Ukrainian state agency reports 70 government sites affected by recent massive phishing attack
About 70 websites belonging to Ukrainian government bodies and ministries came under a massive phishing attack overnight, Ukraine’s State Service of Special Communication and Information Protection reported on Jan. 14.
The agency said both regional and national government sites had been affected.
“I would like to note that the personal data of Ukrainians was in no way corrupted as a result of the cyber-attack,” an agency representative said at press briefing on Friday.
“No important data was leaked, the site content was not damaged, (but) some sites have now been forcibly disabled.”
The agency stated that it did not have any indication that any data had been leaked or stolen from state databases.
Currently, the agency is collecting digital evidence and analyzing log files.

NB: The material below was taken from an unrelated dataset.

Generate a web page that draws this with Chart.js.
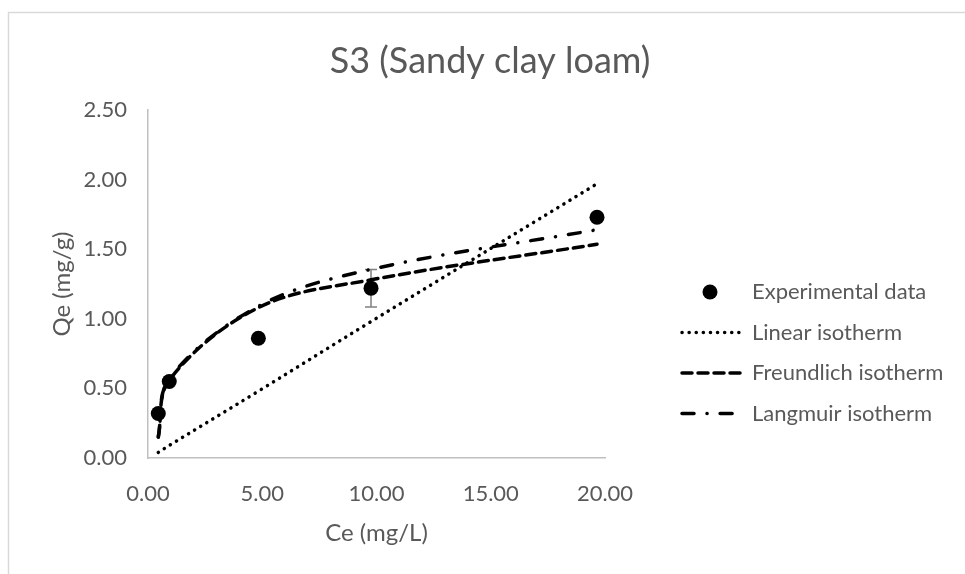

“As soon as we make sure that there are no strangers in the system, there is no malicious code and collect all the necessary evidence, the work of these sites will be restored,” reads the report.
This was one of the largest cyber-attacks on government agencies in the past four years, at least in terms of its coverage, the agency stated.
The agency representative noted that the Cyber Security Situation Centre had received the alert about the situation at 0400 a.m.
In late December, the U.S. newspaper The New York Times wrote that Russia was preparing cyber-attacks, targeting the Ukrainian electric grid and government capabilities. According to the NYT, these cyber-attacks were to be expected to hit right after Orthodox Christmas, the end of the last week of January.